City of Auburn moving ahead with promenade

To move forward with the proposed $6 million South Division Street Promenade project, the City of Auburn is seeking proposals from qualified consulting firms to provide professional services for design and construction engineering.

To move forward with the proposed $6 million South Division Street Promenade project, the City of Auburn is seeking proposals from qualified consulting firms to provide professional services for design and construction engineering.

An integral part of downtown redevelopment plans, the promenade realizes a part of the vision for downtown established in the Auburn Downtown Plan adopted in 2001.

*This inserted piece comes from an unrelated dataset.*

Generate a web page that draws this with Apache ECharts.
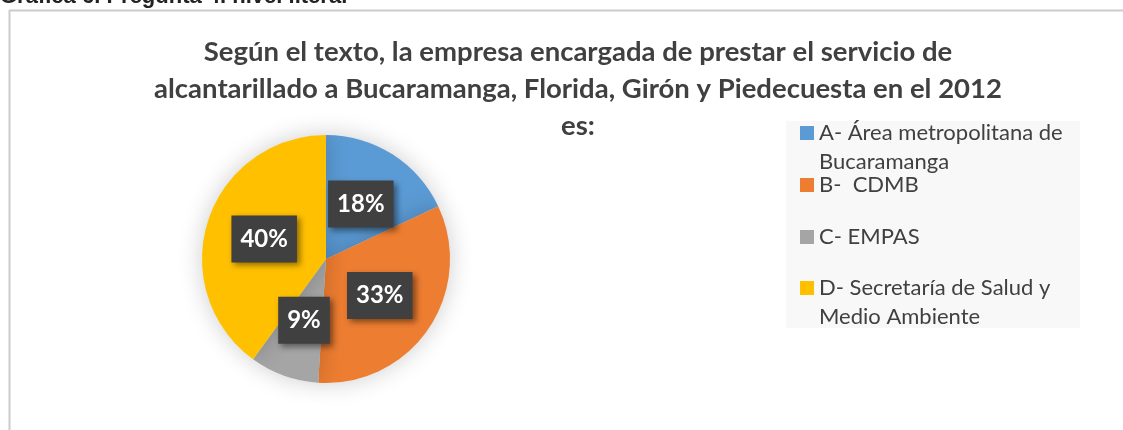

Council members already have developed and approved cross sections and preliminary architectural renderings for the project, which will begin at the edge of the City Hall Plaza and run along South Division Street to 3rd Street Southeast. The deadline for proposals is 5 p.m., April 20.

The project calls for:

• Rebuilding South Division Street, including roadway pavement, crosswalks, sidewalks, street trees and tree grates, potted plants, pedestrian lighting, street lighting, City-owned fiber conduits, storm drainage improvements, and aesthetic treatments at the intersections of 2nd Street and South Division Street, 1st Street and South Division Street and Main Street South Division Street. All this work must square with the City’s Promenade plan and the adopted Downtown Sidewalk Guidelines.

• Relocating City-owned sewer lines, enlarging City-owned water lines, restoring of public facilities needed to accomplish these improvements, and coordinating with private utilities regarding relocation work and the undergrounding of power facilities.

Work is expected to begin this December and must coordinate with the City Hall Plaza project.

To make the $6 million project a reality, the City is seeking $3 million in grant funding from the U.S. Economic Development Administration (EDA). The balance will be paid with $3 million worth of local revitalization funds.

All design and construction must meet the requirements of the EDA. The EDA in fact has authorized the City to move ahead with design phase ahead of any grant award, and there’s no guarantee that by moving ahead the City would be assured the money.

“We still don’t have the award yet,” said Elizabeth Chamberlain, senior planner for the City of Auburn. “We’re at the stage in the process where EDA headquarters is reviewing the application. So it’s back in D.C. right now for that stage of the review. Once that process is complete, I believe they will notify the regional office that they can proceed with the award.

“We have the local revitalization funding and that’s what the city’s portion toward the project will be, and that’s what we’re using to begin the design phase. We’re moving through the process. It’s slow, but we’re getting there,” Chamberlain said.